Written exercise: All of the material below is to be returned exactly.

Supplied data:
──────────────────────────────

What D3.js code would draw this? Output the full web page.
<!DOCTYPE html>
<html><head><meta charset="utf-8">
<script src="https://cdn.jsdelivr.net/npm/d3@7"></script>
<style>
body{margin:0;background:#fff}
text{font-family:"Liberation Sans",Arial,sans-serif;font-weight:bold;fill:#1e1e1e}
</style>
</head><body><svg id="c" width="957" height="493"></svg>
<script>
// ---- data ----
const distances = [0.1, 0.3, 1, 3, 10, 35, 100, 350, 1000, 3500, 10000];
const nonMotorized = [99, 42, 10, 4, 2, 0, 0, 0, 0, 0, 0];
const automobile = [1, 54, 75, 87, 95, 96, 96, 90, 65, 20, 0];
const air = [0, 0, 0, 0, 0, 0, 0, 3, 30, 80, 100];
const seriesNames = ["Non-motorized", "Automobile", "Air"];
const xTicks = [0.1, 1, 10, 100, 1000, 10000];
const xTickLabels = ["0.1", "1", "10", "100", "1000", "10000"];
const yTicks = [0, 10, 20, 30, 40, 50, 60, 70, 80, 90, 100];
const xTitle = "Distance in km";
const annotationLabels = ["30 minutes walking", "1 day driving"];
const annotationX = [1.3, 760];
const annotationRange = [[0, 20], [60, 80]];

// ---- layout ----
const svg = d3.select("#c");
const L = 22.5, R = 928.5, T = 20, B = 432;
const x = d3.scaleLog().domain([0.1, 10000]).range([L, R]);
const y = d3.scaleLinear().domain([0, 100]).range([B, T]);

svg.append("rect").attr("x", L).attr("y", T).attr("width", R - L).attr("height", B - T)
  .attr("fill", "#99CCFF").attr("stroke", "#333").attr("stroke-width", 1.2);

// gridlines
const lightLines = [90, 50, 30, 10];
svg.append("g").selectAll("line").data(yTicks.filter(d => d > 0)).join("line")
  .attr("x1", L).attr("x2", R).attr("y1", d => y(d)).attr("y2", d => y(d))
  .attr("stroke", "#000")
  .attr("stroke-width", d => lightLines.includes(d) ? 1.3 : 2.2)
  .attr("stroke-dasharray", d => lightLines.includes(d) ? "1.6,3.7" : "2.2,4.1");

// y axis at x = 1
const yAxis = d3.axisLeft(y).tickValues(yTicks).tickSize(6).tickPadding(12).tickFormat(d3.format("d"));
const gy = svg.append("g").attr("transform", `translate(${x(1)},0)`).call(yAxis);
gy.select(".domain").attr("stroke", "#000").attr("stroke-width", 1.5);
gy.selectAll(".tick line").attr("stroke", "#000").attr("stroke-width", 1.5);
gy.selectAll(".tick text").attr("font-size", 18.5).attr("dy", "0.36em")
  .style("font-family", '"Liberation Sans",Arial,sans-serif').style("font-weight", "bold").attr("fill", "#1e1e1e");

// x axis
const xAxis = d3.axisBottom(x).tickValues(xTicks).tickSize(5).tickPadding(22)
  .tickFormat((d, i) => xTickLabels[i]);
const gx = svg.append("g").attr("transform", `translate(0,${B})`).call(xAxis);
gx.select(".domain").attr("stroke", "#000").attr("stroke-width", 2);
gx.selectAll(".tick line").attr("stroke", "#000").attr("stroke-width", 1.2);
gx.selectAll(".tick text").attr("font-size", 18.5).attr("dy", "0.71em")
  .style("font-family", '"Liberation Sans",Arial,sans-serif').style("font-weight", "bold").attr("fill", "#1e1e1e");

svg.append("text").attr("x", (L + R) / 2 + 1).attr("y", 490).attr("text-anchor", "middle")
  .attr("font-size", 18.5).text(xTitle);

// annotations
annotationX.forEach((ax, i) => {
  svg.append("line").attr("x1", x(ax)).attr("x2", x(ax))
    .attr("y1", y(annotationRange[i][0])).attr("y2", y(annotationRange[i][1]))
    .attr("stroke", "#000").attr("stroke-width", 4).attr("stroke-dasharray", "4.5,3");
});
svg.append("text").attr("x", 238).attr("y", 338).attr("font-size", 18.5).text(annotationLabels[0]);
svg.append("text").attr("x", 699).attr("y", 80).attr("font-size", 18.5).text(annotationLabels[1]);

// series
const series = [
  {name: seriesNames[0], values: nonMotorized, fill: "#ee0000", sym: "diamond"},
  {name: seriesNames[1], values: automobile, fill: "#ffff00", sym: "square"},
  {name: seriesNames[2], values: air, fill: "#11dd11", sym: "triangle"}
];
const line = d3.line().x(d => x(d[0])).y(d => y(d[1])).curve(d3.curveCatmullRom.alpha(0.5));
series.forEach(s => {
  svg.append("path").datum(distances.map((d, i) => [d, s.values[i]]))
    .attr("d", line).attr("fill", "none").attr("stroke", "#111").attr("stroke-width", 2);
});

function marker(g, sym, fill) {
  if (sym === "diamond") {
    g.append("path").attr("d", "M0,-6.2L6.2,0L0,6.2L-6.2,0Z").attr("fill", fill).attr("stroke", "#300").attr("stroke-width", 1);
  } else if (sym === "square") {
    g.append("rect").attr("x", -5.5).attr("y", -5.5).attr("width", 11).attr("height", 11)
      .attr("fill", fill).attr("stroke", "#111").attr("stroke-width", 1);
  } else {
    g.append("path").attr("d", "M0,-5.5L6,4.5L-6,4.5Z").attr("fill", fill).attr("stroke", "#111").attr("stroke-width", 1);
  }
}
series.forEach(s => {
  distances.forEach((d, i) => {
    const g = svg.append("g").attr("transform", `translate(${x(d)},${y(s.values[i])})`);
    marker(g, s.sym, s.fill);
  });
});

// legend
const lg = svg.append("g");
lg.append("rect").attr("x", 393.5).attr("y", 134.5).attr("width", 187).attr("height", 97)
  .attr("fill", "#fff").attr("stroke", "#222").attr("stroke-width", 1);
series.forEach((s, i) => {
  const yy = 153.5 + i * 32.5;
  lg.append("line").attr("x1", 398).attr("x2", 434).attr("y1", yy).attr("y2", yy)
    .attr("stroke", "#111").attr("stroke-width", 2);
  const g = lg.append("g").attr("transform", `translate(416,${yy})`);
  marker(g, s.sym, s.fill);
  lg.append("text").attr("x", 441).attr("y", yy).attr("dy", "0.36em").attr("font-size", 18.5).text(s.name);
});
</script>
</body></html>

──────────────────────────────

Problem solution:
What D3.js code would draw this? Output the full web page.
<!DOCTYPE html>
<html><head><meta charset="utf-8">
<script src="https://cdn.jsdelivr.net/npm/d3@7"></script>
<style>
body{margin:0;background:#fff}
text{font-family:"Liberation Sans",Arial,sans-serif;font-weight:bold;fill:#1e1e1e}
</style>
</head><body><svg id="c" width="957" height="493"></svg>
<script>
// ---- data ----
const distances = [0.1, 0.3, 1, 3, 10, 35, 100, 350, 1000, 3500, 10000];
const nonMotorized = [99, 42, 10, 4, 2, 0, 0, 0, 0, 0, 0];
const automobile = [1, 54, 75, 87, 95, 96, 96, 90, 65, 20, 0];
const air = [0, 0, 0, 0, 0, 0, 0, 3, 30, 80, 100];
const seriesNames = ["Non-motorized", "Automobile", "Air"];
const xTicks = [0.1, 1, 10, 100, 1000, 10000];
const xTickLabels = ["0.1", "1", "10", "100", "1000", "10000"];
const yTicks = [0, 10, 20, 30, 40, 50, 60, 70, 80, 90, 100];
const xTitle = "Distance in km";
const annotationLabels = ["30 minutes walking", "1 day driving"];
const annotationX = [1.3, 760];
const annotationRange = [[0, 20], [60, 80]];

// ---- layout ----
const svg = d3.select("#c");
const L = 22.5, R = 928.5, T = 20, B = 432;
const x = d3.scaleLog().domain([0.1, 10000]).range([L, R]);
const y = d3.scaleLinear().domain([0, 100]).range([B, T]);

svg.append("rect").attr("x", L).attr("y", T).attr("width", R - L).attr("height", B - T)
  .attr("fill", "#99CCFF").attr("stroke", "#333").attr("stroke-width", 1.2);

// gridlines
const lightLines = [90, 50, 30, 10];
svg.append("g").selectAll("line").data(yTicks.filter(d => d > 0)).join("line")
  .attr("x1", L).attr("x2", R).attr("y1", d => y(d)).attr("y2", d => y(d))
  .attr("stroke", "#000")
  .attr("stroke-width", d => lightLines.includes(d) ? 1.3 : 2.2)
  .attr("stroke-dasharray", d => lightLines.includes(d) ? "1.6,3.7" : "2.2,4.1");

// y axis at x = 1
const yAxis = d3.axisLeft(y).tickValues(yTicks).tickSize(6).tickPadding(12).tickFormat(d3.format("d"));
const gy = svg.append("g").attr("transform", `translate(${x(1)},0)`).call(yAxis);
gy.select(".domain").attr("stroke", "#000").attr("stroke-width", 1.5);
gy.selectAll(".tick line").attr("stroke", "#000").attr("stroke-width", 1.5);
gy.selectAll(".tick text").attr("font-size", 18.5).attr("dy", "0.36em")
  .style("font-family", '"Liberation Sans",Arial,sans-serif').style("font-weight", "bold").attr("fill", "#1e1e1e");

// x axis
const xAxis = d3.axisBottom(x).tickValues(xTicks).tickSize(5).tickPadding(22)
  .tickFormat((d, i) => xTickLabels[i]);
const gx = svg.append("g").attr("transform", `translate(0,${B})`).call(xAxis);
gx.select(".domain").attr("stroke", "#000").attr("stroke-width", 2);
gx.selectAll(".tick line").attr("stroke", "#000").attr("stroke-width", 1.2);
gx.selectAll(".tick text").attr("font-size", 18.5).attr("dy", "0.71em")
  .style("font-family", '"Liberation Sans",Arial,sans-serif').style("font-weight", "bold").attr("fill", "#1e1e1e");

svg.append("text").attr("x", (L + R) / 2 + 1).attr("y", 490).attr("text-anchor", "middle")
  .attr("font-size", 18.5).text(xTitle);

// annotations
annotationX.forEach((ax, i) => {
  svg.append("line").attr("x1", x(ax)).attr("x2", x(ax))
    .attr("y1", y(annotationRange[i][0])).attr("y2", y(annotationRange[i][1]))
    .attr("stroke", "#000").attr("stroke-width", 4).attr("stroke-dasharray", "4.5,3");
});
svg.append("text").attr("x", 238).attr("y", 338).attr("font-size", 18.5).text(annotationLabels[0]);
svg.append("text").attr("x", 699).attr("y", 80).attr("font-size", 18.5).text(annotationLabels[1]);

// series
const series = [
  {name: seriesNames[0], values: nonMotorized, fill: "#ee0000", sym: "diamond"},
  {name: seriesNames[1], values: automobile, fill: "#ffff00", sym: "square"},
  {name: seriesNames[2], values: air, fill: "#11dd11", sym: "triangle"}
];
const line = d3.line().x(d => x(d[0])).y(d => y(d[1])).curve(d3.curveCatmullRom.alpha(0.5));
series.forEach(s => {
  svg.append("path").datum(distances.map((d, i) => [d, s.values[i]]))
    .attr("d", line).attr("fill", "none").attr("stroke", "#111").attr("stroke-width", 2);
});

function marker(g, sym, fill) {
  if (sym === "diamond") {
    g.append("path").attr("d", "M0,-6.2L6.2,0L0,6.2L-6.2,0Z").attr("fill", fill).attr("stroke", "#300").attr("stroke-width", 1);
  } else if (sym === "square") {
    g.append("rect").attr("x", -5.5).attr("y", -5.5).attr("width", 11).attr("height", 11)
      .attr("fill", fill).attr("stroke", "#111").attr("stroke-width", 1);
  } else {
    g.append("path").attr("d", "M0,-5.5L6,4.5L-6,4.5Z").attr("fill", fill).attr("stroke", "#111").attr("stroke-width", 1);
  }
}
series.forEach(s => {
  distances.forEach((d, i) => {
    const g = svg.append("g").attr("transform", `translate(${x(d)},${y(s.values[i])})`);
    marker(g, s.sym, s.fill);
  });
});

// legend
const lg = svg.append("g");
lg.append("rect").attr("x", 393.5).attr("y", 134.5).attr("width", 187).attr("height", 97)
  .attr("fill", "#fff").attr("stroke", "#222").attr("stroke-width", 1);
series.forEach((s, i) => {
  const yy = 153.5 + i * 32.5;
  lg.append("line").attr("x1", 398).attr("x2", 434).attr("y1", yy).attr("y2", yy)
    .attr("stroke", "#111").attr("stroke-width", 2);
  const g = lg.append("g").attr("transform", `translate(416,${yy})`);
  marker(g, s.sym, s.fill);
  lg.append("text").attr("x", 441).attr("y", yy).attr("dy", "0.36em").attr("font-size", 18.5).text(s.name);
});
</script>
</body></html>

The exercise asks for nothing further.